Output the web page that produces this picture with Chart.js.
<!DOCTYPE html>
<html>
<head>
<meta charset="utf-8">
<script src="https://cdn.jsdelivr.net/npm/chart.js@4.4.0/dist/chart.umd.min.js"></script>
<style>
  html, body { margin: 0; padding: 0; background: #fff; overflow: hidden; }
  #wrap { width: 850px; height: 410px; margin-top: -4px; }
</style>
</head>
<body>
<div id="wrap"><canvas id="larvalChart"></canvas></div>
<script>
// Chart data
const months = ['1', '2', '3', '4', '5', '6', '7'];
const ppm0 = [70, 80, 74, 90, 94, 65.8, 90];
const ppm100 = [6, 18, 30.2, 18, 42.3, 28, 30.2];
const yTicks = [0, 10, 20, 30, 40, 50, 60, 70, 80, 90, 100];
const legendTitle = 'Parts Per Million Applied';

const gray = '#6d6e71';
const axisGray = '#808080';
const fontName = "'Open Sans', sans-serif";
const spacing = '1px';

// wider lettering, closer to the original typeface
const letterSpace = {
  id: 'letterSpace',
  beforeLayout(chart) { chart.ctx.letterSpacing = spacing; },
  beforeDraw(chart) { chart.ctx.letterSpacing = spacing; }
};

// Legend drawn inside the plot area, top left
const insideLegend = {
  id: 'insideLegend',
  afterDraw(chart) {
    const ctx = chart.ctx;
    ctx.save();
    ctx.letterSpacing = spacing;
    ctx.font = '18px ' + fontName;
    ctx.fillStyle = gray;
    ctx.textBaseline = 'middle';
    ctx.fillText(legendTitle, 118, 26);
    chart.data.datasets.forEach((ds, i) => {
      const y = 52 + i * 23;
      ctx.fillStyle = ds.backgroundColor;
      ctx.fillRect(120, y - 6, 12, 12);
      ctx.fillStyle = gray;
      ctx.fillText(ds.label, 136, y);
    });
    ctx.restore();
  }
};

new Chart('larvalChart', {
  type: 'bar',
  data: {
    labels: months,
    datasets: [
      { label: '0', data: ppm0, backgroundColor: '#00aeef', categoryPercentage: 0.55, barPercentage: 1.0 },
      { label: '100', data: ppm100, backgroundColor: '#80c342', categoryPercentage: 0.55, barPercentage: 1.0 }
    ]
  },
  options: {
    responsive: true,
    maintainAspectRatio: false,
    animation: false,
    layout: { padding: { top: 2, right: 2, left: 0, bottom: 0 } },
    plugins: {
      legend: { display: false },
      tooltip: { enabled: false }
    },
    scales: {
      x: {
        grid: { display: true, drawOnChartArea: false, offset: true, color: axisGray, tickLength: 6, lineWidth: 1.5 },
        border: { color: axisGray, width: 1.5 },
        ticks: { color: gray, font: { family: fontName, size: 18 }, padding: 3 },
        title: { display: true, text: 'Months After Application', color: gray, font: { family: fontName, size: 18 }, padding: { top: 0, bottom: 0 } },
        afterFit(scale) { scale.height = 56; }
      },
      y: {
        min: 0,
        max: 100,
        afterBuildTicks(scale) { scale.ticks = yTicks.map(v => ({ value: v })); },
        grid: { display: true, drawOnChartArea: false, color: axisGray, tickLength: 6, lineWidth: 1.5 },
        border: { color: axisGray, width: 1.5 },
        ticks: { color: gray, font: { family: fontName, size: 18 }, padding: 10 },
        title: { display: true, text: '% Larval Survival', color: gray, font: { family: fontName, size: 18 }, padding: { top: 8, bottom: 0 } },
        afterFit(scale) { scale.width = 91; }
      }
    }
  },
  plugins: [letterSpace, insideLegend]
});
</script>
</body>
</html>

THE EXERCISE ->
Please set down the whole listing above without altering a single line.

EXERCISE RESPONSE ->
Output the web page that produces this picture with Chart.js.
<!DOCTYPE html>
<html>
<head>
<meta charset="utf-8">
<script src="https://cdn.jsdelivr.net/npm/chart.js@4.4.0/dist/chart.umd.min.js"></script>
<style>
  html, body { margin: 0; padding: 0; background: #fff; overflow: hidden; }
  #wrap { width: 850px; height: 410px; margin-top: -4px; }
</style>
</head>
<body>
<div id="wrap"><canvas id="larvalChart"></canvas></div>
<script>
// Chart data
const months = ['1', '2', '3', '4', '5', '6', '7'];
const ppm0 = [70, 80, 74, 90, 94, 65.8, 90];
const ppm100 = [6, 18, 30.2, 18, 42.3, 28, 30.2];
const yTicks = [0, 10, 20, 30, 40, 50, 60, 70, 80, 90, 100];
const legendTitle = 'Parts Per Million Applied';

const gray = '#6d6e71';
const axisGray = '#808080';
const fontName = "'Open Sans', sans-serif";
const spacing = '1px';

// wider lettering, closer to the original typeface
const letterSpace = {
  id: 'letterSpace',
  beforeLayout(chart) { chart.ctx.letterSpacing = spacing; },
  beforeDraw(chart) { chart.ctx.letterSpacing = spacing; }
};

// Legend drawn inside the plot area, top left
const insideLegend = {
  id: 'insideLegend',
  afterDraw(chart) {
    const ctx = chart.ctx;
    ctx.save();
    ctx.letterSpacing = spacing;
    ctx.font = '18px ' + fontName;
    ctx.fillStyle = gray;
    ctx.textBaseline = 'middle';
    ctx.fillText(legendTitle, 118, 26);
    chart.data.datasets.forEach((ds, i) => {
      const y = 52 + i * 23;
      ctx.fillStyle = ds.backgroundColor;
      ctx.fillRect(120, y - 6, 12, 12);
      ctx.fillStyle = gray;
      ctx.fillText(ds.label, 136, y);
    });
    ctx.restore();
  }
};

new Chart('larvalChart', {
  type: 'bar',
  data: {
    labels: months,
    datasets: [
      { label: '0', data: ppm0, backgroundColor: '#00aeef', categoryPercentage: 0.55, barPercentage: 1.0 },
      { label: '100', data: ppm100, backgroundColor: '#80c342', categoryPercentage: 0.55, barPercentage: 1.0 }
    ]
  },
  options: {
    responsive: true,
    maintainAspectRatio: false,
    animation: false,
    layout: { padding: { top: 2, right: 2, left: 0, bottom: 0 } },
    plugins: {
      legend: { display: false },
      tooltip: { enabled: false }
    },
    scales: {
      x: {
        grid: { display: true, drawOnChartArea: false, offset: true, color: axisGray, tickLength: 6, lineWidth: 1.5 },
        border: { color: axisGray, width: 1.5 },
        ticks: { color: gray, font: { family: fontName, size: 18 }, padding: 3 },
        title: { display: true, text: 'Months After Application', color: gray, font: { family: fontName, size: 18 }, padding: { top: 0, bottom: 0 } },
        afterFit(scale) { scale.height = 56; }
      },
      y: {
        min: 0,
        max: 100,
        afterBuildTicks(scale) { scale.ticks = yTicks.map(v => ({ value: v })); },
        grid: { display: true, drawOnChartArea: false, color: axisGray, tickLength: 6, lineWidth: 1.5 },
        border: { color: axisGray, width: 1.5 },
        ticks: { color: gray, font: { family: fontName, size: 18 }, padding: 10 },
        title: { display: true, text: '% Larval Survival', color: gray, font: { family: fontName, size: 18 }, padding: { top: 8, bottom: 0 } },
        afterFit(scale) { scale.width = 91; }
      }
    }
  },
  plugins: [letterSpace, insideLegend]
});
</script>
</body>
</html>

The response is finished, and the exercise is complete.